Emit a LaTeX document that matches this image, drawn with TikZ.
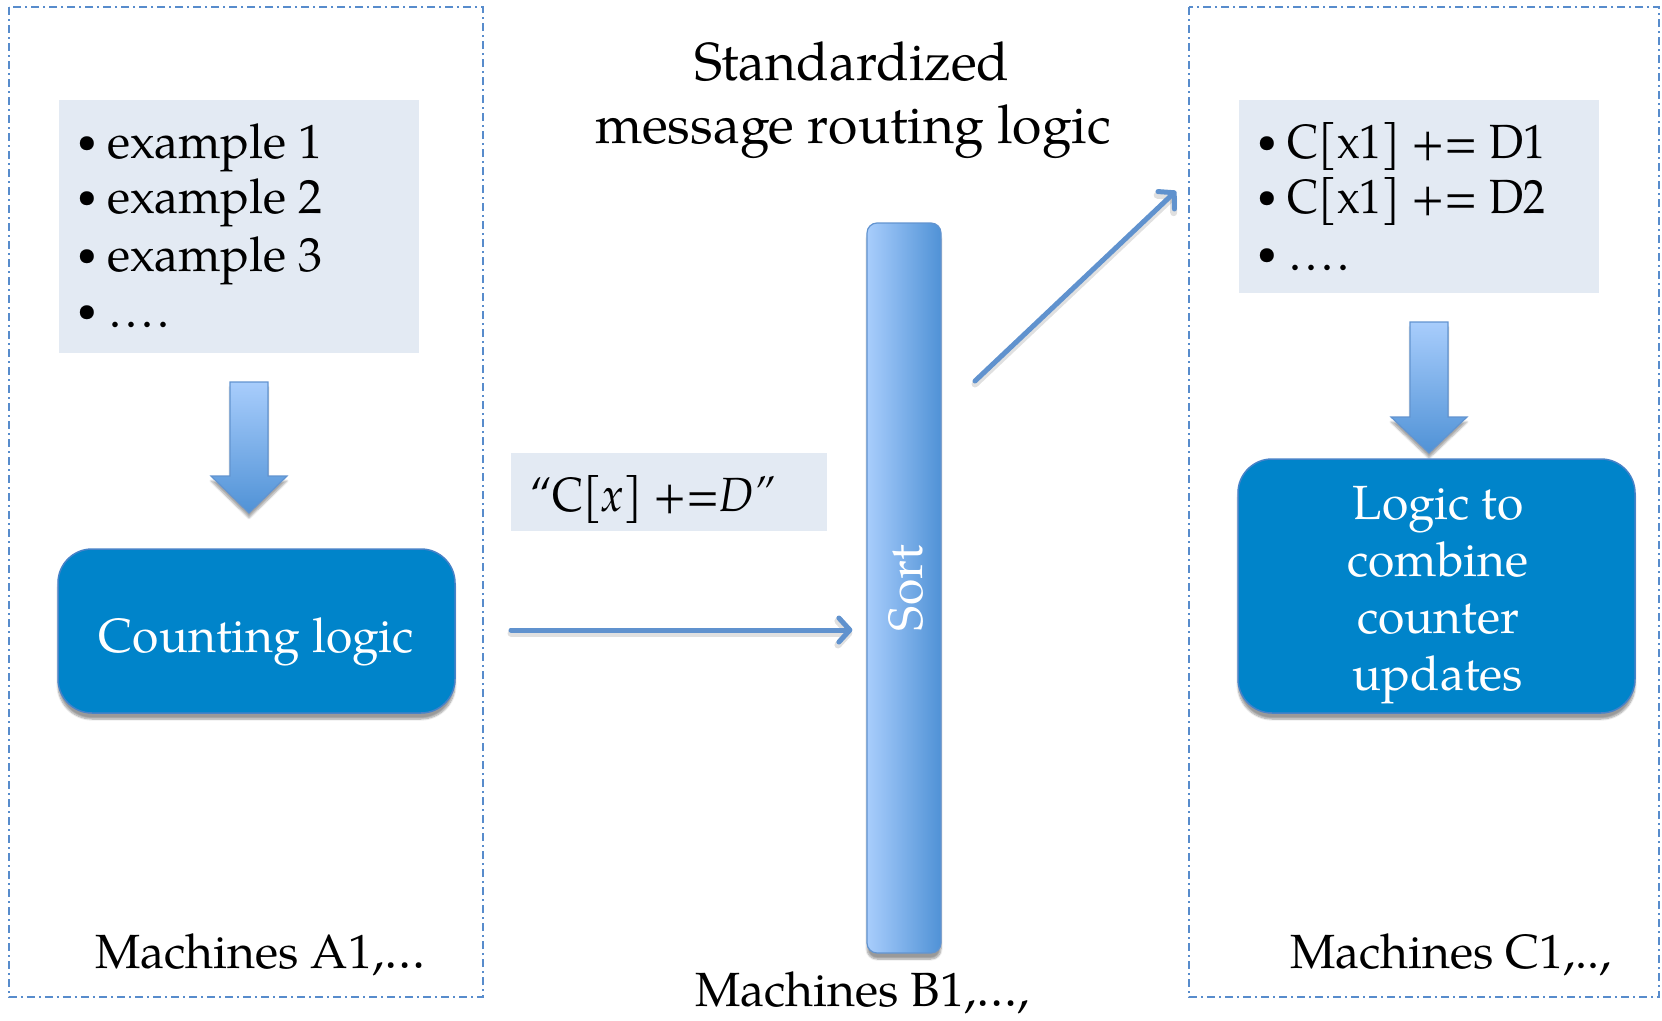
\documentclass[tikz,border=0pt]{standalone}
\usepackage{fontspec}
\usepackage{graphicx}
\setmainfont{TeX Gyre Pagella}
\usetikzlibrary{arrows.meta,shadows.blur}

\definecolor{frameblue}{RGB}{88,140,204}
\definecolor{listfill}{RGB}{227,234,243}
\definecolor{logicblue}{RGB}{0,132,202}
\definecolor{logicedge}{RGB}{70,130,200}
\definecolor{barlight}{RGB}{168,205,252}
\definecolor{bardark}{RGB}{80,146,214}
\definecolor{baredge}{RGB}{98,148,208}
\definecolor{flowblue}{RGB}{96,146,206}

% list bullet and a wide-spaced row of dots
\newcommand\itm[1]{\makebox[20pt]{\raisebox{5.5pt}{\fontsize{35}{35}\selectfont\textbullet}}\hspace{10pt}#1}
\newcommand\moredots{\hspace{2pt}.\hspace{4pt}.\hspace{4pt}.\hspace{4pt}.}

\begin{document}
\begin{tikzpicture}[x=1pt,y=-1pt,
  txt/.style={inner sep=0pt, font=\fontsize{48}{57}\selectfont},
  machinebox/.style={draw=frameblue, line width=2.2pt,
    dash pattern=on 8pt off 4pt on 2pt off 4pt},
  listbox/.style={fill=listfill, draw=none, inner sep=0pt},
  logicbox/.style={rounded corners=34pt, fill=logicblue, draw=logicedge,
    line width=1.5pt, text=white, align=center, inner sep=0pt,
    font=\fontsize{48}{57}\selectfont,
    blur shadow={shadow xshift=0pt, shadow yshift=-6pt,
      shadow blur steps=8, shadow opacity=40}},
  sortbar/.style={rounded corners=10pt, left color=barlight, right color=bardark,
    draw=baredge, line width=1.2pt, inner sep=0pt,
    blur shadow={shadow xshift=0pt, shadow yshift=-6pt,
      shadow blur steps=8, shadow opacity=40}},
  downarrow/.style={top color=barlight, bottom color=bardark, draw=baredge,
    line width=1.2pt,
    blur shadow={shadow xshift=0pt, shadow yshift=-5pt,
      shadow blur steps=6, shadow opacity=35}},
  flow/.style={draw=flowblue, line width=5pt, line cap=round,
    -{Straight Barb[length=11pt,width=24pt,round]}},
  flowshadow/.style={draw=black, opacity=0.12, line width=7pt, line cap=round,
    -{Straight Barb[length=11pt,width=24pt,round]}, transform canvas={yshift=-3pt}},
]
\path[use as bounding box] (0,0) rectangle (1662,1020);

% machine groups
\draw[machinebox] (9,7) rectangle (483,997);
\draw[machinebox] (1189,7) rectangle (1659,997);

% left group: input examples and counting logic
\node[listbox, minimum width=360pt, minimum height=253pt] (examples) at (239,226.5) {};
\node[txt, anchor=base west] (ex1) at (77,158) {\itm{example 1}};
\node[txt, anchor=base west] (ex2) at (77,213) {\itm{example 2}};
\node[txt, anchor=base west] (ex3) at (77,271) {\itm{example 3}};
\node[txt, anchor=base west] (ex4) at (77,327) {\itm{\moredots}};

\path[downarrow] (230,382) -- (268,382) -- (268,476) -- (287,476) -- (249,513)
  -- (211,476) -- (230,476) -- cycle;

\node[logicbox, minimum width=397pt, minimum height=164pt,
  text height=48pt, text depth=6pt] (count) at (256.5,631) {Counting logic};

% middle: message and sort
\node[txt, anchor=base, font=\fontsize{53.5}{63}\selectfont] (title1) at (852,80) {Standardized};
\node[txt, anchor=base, font=\fontsize{53.5}{63}\selectfont] (title2) at (853,143) {message routing logic};

\node[listbox, minimum width=316pt, minimum height=78pt] (msgbox) at (669,492) {};
\node[txt, anchor=base west] (msg) at (530,511)
  {\scalebox{0.91}[1]{“C[\textit{x]} +=\textit{D”}}};

\node[sortbar, minimum width=74pt, minimum height=730pt] (sort) at (904,588) {};
\node[txt, rotate=90, text=white] (sortlabel) at (906,588) {Sort};

\coordinate (msgsrc) at (511,630);
\draw[flowshadow, shorten >=14pt] (msgsrc) -- (msgsrc -| sort.west);
\draw[flow, shorten >=14pt] (msgsrc) -- (msgsrc -| sort.west);

\coordinate (routefrom) at (975,381);
\coordinate (routeto) at (1176,191);
\draw[flowshadow] (routefrom) -- (routeto);
\draw[flow] (routefrom) -- (routeto);

% right group: counter updates and combining logic
\node[listbox, minimum width=360pt, minimum height=193pt] (updates) at (1419,196.5) {};
\node[txt, anchor=base west] (up1) at (1257,158) {\itm{\scalebox{0.915}[1]{C[x1] += D1}}};
\node[txt, anchor=base west] (up2) at (1257,213) {\itm{\scalebox{0.915}[1]{C[x1] += D2}}};
\node[txt, anchor=base west] (up3) at (1257,270) {\itm{\moredots}};

\path[downarrow] (1410,322) -- (1448,322) -- (1448,417) -- (1467,417) -- (1429,453)
  -- (1391,417) -- (1410,417) -- cycle;

\node[logicbox, minimum width=397pt, minimum height=254pt] (combine) at (1436.5,586) {};
\node[txt, text=white, align=center] (combinetext) at (1438,595)
  {Logic to\\combine\\counter\\updates};

% machine labels
\node[txt, anchor=base west] (labA) at (95,968) {Machines A1,…};
\node[txt, anchor=base west] (labB) at (695,1006) {Machines B1,…,};
\node[txt, anchor=base west] (labC) at (1290,968) {Machines C1,..,};
\end{tikzpicture}
\end{document}
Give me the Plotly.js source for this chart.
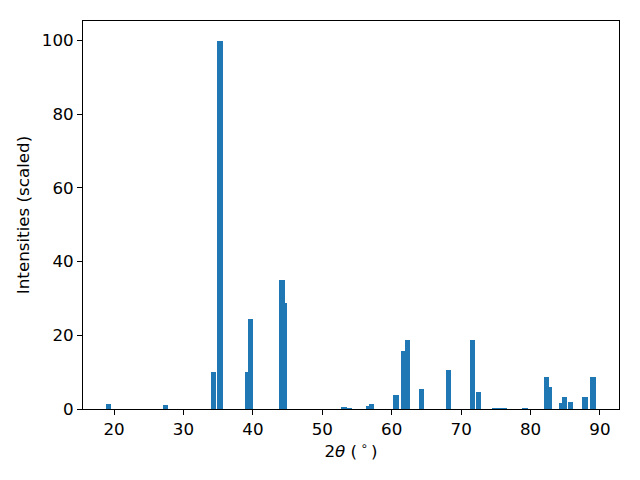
<!DOCTYPE html>
<html>
<head>
<meta charset="utf-8">
<script src="https://cdn.plot.ly/plotly-3.0.1.min.js"></script>
<style>html,body{margin:0;padding:0;background:#fff;}#chart{width:640px;height:480px;}</style>
</head>
<body>
<div id="chart"></div>
<script>
const twoTheta = [19.2, 27.4, 34.3, 35.3, 39.2, 39.67, 44.16, 44.48, 53.1, 53.9, 56.74, 57.1, 60.6, 61.67, 62.27, 64.3, 68.15, 71.62, 72.5, 74.8, 75.5, 76.2, 79.16, 82.27, 82.75, 84.56, 84.9, 85.78, 87.85, 89.0];
const intensity = [1.4, 1.1, 10.1, 100, 10.1, 24.4, 35, 28.8, 0.6, 0.35, 0.9, 1.45, 3.9, 15.8, 18.8, 5.5, 10.7, 18.6, 4.7, 0.35, 0.35, 0.35, 0.3, 8.8, 6.0, 1.7, 3.35, 2.0, 3.3, 8.8];
const xTicks = [20, 30, 40, 50, 60, 70, 80, 90];
const yTicks = [0, 20, 40, 60, 80, 100];

const font = {family: 'DejaVu Sans, sans-serif', size: 16.7, color: '#000'};
Plotly.newPlot('chart', [{
  type: 'bar', x: twoTheta, y: intensity, width: 0.8,
  marker: {color: '#1f77b4', line: {width: 0}}
}], {
  width: 640, height: 480,
  margin: {l: 83, r: 21, t: 21, b: 71},
  paper_bgcolor: '#fff', plot_bgcolor: '#fff',
  font: font, showlegend: false, bargap: 0,
  xaxis: {range: [15.53, 92.74], tickvals: xTicks, ticktext: xTicks.map(String),
    ticks: 'outside', ticklen: 5, tickwidth: 1, tickcolor: '#000',
    showline: true, linecolor: '#000', linewidth: 1, mirror: true,
    showgrid: false, zeroline: false, tickfont: font,
    title: {text: '2<i>θ</i> (\u2009<sup>∘</sup>\u2009)', font: font, standoff: 7}},
  yaxis: {range: [0, 105.3], tickvals: yTicks, ticktext: yTicks.map(String),
    ticks: 'outside', ticklen: 5, tickwidth: 1, tickcolor: '#000',
    showline: true, linecolor: '#000', linewidth: 1, mirror: true,
    showgrid: false, zeroline: false, tickfont: font,
    title: {text: 'Intensities (scaled)', font: font, standoff: 7}}
}, {displayModeBar: false, staticPlot: true});
</script>
</body>
</html>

---+---

**Given request:**
Copy every line of the listing containing the string "this".

**The answer:**
Emit a LaTeX document that matches this image, drawn with TikZ.
Give me the Plotly.js source for this chart.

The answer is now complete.